(Records from a dataset)
============================================================
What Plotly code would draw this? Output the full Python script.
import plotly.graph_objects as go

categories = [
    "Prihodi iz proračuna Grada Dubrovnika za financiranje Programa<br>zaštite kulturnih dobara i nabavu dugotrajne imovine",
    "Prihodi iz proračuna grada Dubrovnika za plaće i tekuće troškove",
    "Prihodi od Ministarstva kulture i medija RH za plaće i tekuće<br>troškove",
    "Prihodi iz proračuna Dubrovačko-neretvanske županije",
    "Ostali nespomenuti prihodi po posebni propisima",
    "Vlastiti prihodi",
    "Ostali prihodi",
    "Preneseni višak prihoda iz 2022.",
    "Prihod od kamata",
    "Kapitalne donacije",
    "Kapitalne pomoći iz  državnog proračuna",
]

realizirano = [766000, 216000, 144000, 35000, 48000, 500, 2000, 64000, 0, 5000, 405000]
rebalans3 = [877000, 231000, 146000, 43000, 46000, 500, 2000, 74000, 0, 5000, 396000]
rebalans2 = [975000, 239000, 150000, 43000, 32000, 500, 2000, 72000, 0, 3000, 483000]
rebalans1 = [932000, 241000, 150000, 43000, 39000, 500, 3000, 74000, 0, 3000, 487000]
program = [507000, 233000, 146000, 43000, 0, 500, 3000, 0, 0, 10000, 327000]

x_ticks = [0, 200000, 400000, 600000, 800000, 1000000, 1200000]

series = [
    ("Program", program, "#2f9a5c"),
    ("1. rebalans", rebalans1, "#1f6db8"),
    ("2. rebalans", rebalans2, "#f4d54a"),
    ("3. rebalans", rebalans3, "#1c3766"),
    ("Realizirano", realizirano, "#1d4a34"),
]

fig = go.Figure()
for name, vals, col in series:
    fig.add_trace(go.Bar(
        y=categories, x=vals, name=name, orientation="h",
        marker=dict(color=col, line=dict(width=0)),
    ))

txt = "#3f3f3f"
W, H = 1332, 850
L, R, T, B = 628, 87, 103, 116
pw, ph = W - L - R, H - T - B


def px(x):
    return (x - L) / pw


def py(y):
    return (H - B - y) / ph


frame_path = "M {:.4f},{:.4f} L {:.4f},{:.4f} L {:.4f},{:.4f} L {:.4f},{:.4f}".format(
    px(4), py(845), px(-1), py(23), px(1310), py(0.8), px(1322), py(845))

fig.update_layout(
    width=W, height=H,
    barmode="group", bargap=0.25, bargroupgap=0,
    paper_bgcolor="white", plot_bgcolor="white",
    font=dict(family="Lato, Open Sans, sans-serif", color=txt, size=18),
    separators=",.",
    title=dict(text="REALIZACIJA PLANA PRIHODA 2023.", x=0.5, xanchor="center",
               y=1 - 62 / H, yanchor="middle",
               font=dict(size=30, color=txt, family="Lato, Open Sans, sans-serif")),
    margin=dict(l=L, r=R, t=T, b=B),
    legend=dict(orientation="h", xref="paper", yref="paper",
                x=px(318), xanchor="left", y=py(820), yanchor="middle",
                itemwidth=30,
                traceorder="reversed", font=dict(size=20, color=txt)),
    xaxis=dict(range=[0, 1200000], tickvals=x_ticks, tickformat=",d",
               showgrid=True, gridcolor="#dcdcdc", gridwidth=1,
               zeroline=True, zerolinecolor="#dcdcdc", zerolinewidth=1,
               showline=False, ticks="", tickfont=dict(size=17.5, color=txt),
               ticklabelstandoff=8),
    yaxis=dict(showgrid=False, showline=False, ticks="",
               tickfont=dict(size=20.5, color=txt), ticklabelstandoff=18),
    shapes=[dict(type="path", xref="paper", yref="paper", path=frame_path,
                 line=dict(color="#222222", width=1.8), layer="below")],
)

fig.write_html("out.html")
============================================================
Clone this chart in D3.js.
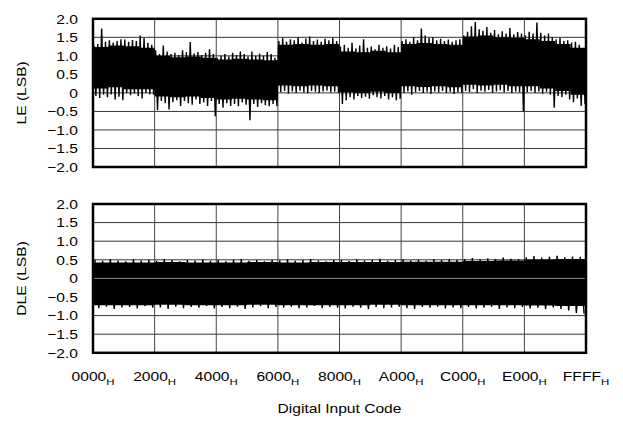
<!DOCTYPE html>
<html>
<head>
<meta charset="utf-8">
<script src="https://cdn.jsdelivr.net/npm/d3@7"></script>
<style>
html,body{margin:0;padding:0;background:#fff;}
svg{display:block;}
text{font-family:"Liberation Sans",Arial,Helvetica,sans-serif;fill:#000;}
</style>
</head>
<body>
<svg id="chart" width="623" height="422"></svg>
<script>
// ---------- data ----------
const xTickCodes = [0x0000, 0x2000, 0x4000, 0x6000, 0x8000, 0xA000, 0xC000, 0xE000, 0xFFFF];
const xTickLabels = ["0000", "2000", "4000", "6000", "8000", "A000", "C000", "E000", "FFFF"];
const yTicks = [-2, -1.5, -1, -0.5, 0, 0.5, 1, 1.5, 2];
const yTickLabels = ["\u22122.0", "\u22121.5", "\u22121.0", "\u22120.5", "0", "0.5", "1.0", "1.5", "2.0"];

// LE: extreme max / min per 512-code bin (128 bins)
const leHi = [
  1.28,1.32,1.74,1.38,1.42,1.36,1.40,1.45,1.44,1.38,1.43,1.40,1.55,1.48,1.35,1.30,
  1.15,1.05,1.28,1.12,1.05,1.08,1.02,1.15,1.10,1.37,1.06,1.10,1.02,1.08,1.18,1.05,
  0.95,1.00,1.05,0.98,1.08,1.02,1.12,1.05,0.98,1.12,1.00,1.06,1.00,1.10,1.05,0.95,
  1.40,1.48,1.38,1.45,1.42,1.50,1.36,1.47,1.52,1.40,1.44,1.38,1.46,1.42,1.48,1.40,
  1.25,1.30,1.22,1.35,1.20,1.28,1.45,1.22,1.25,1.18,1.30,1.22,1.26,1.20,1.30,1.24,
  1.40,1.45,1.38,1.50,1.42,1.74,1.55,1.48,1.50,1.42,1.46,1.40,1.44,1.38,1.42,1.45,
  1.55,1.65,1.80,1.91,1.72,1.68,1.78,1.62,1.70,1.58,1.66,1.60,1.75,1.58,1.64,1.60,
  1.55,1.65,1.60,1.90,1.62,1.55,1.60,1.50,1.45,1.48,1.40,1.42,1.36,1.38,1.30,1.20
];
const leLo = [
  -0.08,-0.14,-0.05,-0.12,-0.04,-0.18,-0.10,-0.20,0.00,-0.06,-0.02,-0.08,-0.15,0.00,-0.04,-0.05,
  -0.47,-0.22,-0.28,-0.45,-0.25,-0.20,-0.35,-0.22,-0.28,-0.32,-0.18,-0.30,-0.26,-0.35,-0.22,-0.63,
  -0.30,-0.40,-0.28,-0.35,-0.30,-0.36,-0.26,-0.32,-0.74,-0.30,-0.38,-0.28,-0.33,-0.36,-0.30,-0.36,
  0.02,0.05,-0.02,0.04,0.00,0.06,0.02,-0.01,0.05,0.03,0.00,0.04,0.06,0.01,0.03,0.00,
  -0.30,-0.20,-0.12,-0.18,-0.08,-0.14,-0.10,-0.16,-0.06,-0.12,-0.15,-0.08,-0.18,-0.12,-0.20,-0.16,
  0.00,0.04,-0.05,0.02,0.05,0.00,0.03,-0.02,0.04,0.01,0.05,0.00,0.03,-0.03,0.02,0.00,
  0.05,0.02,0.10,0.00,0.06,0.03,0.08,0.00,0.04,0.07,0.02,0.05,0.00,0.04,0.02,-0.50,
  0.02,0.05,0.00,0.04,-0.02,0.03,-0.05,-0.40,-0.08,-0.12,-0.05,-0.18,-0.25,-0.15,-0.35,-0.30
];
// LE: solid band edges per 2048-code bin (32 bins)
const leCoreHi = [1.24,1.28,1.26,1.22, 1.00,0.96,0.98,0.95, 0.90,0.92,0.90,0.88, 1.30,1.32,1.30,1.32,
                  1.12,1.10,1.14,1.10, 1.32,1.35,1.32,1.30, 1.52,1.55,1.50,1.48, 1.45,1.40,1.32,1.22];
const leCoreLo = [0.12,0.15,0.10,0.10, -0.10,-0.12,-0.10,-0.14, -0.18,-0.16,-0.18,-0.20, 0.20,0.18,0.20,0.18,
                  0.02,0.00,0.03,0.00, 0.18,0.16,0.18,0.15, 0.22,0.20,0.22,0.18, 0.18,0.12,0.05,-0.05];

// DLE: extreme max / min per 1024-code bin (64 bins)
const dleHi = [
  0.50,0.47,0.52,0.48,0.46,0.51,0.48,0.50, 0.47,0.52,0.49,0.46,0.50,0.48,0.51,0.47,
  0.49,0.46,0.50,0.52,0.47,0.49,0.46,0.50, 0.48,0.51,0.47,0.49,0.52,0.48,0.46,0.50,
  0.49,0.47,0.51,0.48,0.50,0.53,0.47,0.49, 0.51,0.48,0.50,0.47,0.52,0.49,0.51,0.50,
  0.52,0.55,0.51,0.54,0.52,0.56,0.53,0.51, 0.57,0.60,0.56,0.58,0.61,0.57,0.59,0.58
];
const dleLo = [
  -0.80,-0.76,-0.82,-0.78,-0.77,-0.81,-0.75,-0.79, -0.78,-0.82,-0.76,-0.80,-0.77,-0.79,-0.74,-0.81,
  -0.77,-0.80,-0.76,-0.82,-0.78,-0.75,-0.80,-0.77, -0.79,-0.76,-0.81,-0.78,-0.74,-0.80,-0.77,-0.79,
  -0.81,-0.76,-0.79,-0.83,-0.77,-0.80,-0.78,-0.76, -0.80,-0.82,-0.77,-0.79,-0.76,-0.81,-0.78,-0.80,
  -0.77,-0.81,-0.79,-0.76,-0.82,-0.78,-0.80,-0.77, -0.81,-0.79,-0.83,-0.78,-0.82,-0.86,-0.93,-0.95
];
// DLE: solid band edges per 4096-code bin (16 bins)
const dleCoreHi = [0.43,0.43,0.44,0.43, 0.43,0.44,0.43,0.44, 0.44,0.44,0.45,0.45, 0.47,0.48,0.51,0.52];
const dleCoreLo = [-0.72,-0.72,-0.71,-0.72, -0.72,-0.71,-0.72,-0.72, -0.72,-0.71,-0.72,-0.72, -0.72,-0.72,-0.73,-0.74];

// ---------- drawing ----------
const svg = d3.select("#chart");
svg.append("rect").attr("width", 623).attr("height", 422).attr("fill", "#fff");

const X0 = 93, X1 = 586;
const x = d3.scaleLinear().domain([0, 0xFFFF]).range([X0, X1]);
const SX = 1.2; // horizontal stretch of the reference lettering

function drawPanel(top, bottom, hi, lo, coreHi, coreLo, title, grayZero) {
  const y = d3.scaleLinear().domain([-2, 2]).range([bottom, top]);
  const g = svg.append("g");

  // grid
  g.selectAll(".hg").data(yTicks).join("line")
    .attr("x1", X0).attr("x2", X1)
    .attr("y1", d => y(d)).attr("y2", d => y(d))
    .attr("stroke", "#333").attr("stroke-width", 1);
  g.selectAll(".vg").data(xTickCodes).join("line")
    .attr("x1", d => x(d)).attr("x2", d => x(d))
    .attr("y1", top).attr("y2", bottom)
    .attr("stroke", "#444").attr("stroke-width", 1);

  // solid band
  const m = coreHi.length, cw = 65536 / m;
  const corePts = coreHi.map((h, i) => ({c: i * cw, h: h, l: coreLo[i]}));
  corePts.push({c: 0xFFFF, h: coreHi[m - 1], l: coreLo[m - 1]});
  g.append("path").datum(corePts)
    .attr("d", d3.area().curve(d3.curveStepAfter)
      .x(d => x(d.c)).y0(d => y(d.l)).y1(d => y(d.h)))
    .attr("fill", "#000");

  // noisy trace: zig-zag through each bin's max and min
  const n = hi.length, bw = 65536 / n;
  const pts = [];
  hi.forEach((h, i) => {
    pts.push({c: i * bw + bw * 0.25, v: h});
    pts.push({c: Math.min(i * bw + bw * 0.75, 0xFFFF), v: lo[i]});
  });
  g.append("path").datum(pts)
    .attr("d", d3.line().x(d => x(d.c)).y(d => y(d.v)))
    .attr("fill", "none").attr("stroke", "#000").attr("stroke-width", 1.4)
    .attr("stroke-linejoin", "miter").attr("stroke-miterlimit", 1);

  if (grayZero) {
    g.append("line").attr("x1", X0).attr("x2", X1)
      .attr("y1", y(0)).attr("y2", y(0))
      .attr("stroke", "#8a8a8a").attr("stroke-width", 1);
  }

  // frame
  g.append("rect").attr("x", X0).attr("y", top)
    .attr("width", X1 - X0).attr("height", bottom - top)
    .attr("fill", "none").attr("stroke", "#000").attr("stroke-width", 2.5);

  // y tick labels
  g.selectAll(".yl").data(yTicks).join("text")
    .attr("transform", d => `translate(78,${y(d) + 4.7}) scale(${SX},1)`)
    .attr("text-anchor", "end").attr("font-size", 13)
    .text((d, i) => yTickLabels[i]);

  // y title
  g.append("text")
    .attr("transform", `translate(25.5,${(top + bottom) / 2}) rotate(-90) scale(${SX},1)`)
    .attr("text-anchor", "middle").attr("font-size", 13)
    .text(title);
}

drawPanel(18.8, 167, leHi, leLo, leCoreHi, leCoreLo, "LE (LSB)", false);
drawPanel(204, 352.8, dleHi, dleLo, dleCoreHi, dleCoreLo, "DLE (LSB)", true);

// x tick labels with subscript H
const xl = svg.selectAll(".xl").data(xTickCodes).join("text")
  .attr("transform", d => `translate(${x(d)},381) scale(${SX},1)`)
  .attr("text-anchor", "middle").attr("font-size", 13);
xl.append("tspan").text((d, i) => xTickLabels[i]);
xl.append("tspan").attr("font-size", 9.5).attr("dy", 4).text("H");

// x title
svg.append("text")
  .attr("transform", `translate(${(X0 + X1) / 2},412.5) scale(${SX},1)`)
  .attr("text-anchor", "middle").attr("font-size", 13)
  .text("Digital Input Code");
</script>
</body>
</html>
============================================================
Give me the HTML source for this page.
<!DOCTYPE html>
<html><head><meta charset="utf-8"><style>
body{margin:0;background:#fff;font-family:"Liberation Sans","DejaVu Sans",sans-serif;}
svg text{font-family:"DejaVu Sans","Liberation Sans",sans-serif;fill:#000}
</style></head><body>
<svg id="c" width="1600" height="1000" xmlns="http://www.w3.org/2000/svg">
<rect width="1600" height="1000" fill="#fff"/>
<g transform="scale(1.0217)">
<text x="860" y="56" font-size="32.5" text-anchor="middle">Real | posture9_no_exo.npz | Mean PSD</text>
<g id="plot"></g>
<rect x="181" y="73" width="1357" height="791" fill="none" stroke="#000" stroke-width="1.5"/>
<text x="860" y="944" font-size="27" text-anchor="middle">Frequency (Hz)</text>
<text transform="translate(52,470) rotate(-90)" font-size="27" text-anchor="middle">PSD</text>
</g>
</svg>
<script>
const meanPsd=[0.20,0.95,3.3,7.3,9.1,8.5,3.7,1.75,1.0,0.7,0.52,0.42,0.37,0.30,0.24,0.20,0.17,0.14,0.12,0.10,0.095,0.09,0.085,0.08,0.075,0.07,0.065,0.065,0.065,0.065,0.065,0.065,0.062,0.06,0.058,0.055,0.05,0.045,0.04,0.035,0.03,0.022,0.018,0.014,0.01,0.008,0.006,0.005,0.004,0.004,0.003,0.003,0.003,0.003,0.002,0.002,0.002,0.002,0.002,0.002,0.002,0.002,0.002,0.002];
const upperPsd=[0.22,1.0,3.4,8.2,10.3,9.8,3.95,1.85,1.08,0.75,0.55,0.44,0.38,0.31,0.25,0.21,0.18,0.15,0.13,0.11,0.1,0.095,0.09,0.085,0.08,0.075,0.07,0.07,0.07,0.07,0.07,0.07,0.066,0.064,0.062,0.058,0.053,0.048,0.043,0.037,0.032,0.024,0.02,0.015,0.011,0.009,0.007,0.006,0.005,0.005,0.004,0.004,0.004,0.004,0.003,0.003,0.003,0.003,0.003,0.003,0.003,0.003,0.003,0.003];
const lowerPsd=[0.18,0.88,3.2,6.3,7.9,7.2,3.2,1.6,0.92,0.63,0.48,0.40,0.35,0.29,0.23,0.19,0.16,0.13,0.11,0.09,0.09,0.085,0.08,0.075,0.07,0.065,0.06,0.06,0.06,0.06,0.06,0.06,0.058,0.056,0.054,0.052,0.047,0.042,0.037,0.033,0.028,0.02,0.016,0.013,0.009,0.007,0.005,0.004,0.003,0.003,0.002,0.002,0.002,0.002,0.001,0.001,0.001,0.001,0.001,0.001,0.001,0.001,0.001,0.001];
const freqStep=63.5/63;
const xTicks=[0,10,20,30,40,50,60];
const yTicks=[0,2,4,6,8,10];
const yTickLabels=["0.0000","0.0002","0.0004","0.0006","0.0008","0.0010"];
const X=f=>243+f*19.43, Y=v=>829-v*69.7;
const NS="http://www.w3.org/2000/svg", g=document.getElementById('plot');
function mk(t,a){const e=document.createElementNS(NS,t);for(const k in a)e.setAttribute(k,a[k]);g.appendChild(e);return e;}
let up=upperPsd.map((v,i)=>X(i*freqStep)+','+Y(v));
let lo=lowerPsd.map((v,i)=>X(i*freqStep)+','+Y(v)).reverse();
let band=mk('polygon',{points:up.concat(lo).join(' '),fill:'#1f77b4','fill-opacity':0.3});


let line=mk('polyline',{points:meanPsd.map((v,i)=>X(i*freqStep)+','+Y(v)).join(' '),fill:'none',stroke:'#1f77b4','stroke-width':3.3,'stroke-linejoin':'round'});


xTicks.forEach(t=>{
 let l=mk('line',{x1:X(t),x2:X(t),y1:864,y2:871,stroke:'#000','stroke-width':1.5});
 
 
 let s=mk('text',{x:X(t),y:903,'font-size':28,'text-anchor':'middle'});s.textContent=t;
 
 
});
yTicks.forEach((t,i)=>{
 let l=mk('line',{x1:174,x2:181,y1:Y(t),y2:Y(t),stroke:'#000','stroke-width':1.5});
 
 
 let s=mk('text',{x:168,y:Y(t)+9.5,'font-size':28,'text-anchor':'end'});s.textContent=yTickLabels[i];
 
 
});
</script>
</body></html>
============================================================
Exercise objective:
Show the lines of the material that contain the word "chart".

Correct result:
Clone this chart in D3.js.
<svg id="chart" width="623" height="422"></svg>
const svg = d3.select("#chart");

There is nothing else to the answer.